None of my work from the Website Coding class is very spectacular. However, I wanted to include its final project because that class was my first experience with any coding (except for an extremely simple website from the final week of Intro to Software).
History
Back in the first half of high school, I still had no idea what career I wanted to pursue. Math and logic were my favorite subjects, but jobs that involve a repetitive use of formulas didn't entice me. Taking NWTC's career quiz returned plenty of options, and IT was one of the highest results. The main reason I chose software development is that it seemed like a balanced blend of math and logic without leaning too heavily on one or the other.
However, I still needed to see if I would enjoy coding, so I took Website Coding during junior year of high school. Obviously, I stuck with coding, but I just mentioned that software development is what I pursued, so how does this final project even exist if this is a web development class? Well, I was going to transfer to UWO for a bachelor's in software. After working at my internship for the Career Experience class, though, I discovered that software developers work as much with the web as they do software. Therefore, I'm getting a second associate's here at NWTC in Web Development, and this project is being created in my last few weeks of the degree.
Experience
Looking back at the Website Coding final project, I can definitely tell it was my first time coding. Notepad was the editor I used; partially because of that and partially because I thought it looked better, I put all properties assigned to a CSS selector on one line. Something else related to this is that most of my HTML is lacking indents. One thing I remember not understanding at the time is why CSS needed to be separated into a different file, and to be fair, it didn't really need to be in building a website of that size. Obviously, I didn't know how much CSS gets re-used and how large web apps can get.

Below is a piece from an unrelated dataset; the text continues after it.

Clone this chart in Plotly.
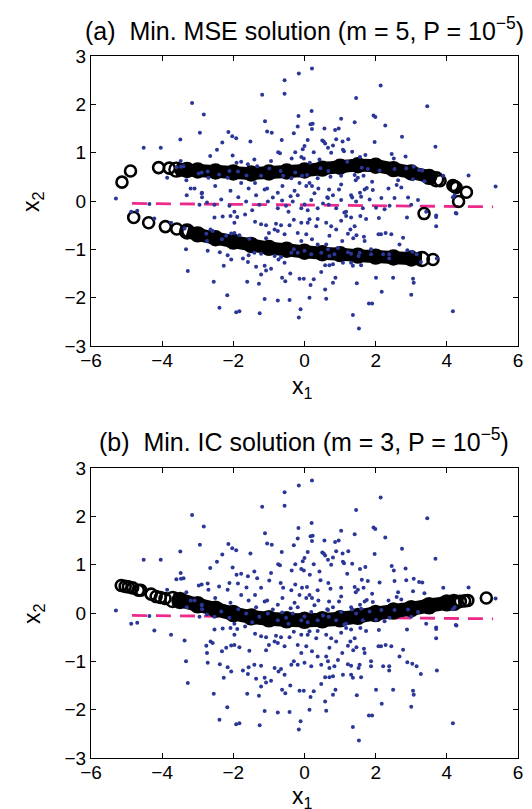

Something else I definitely didn't understand is how problematic large hardcoded sizes can be. A margin-left of 260px on my main element in order to give the nav enough room in the left column would definitely not scale down to a phone screen. Besides all of my flaws at the time, I see one design concept that I still use, even in this project: radial-gradient behind a transparent wrapper. These days, I use much more subtle colors and transparency so that you can't really tell the gradient is there. I'm trying to provide a better visual experience than flat colors on the more subconscious level.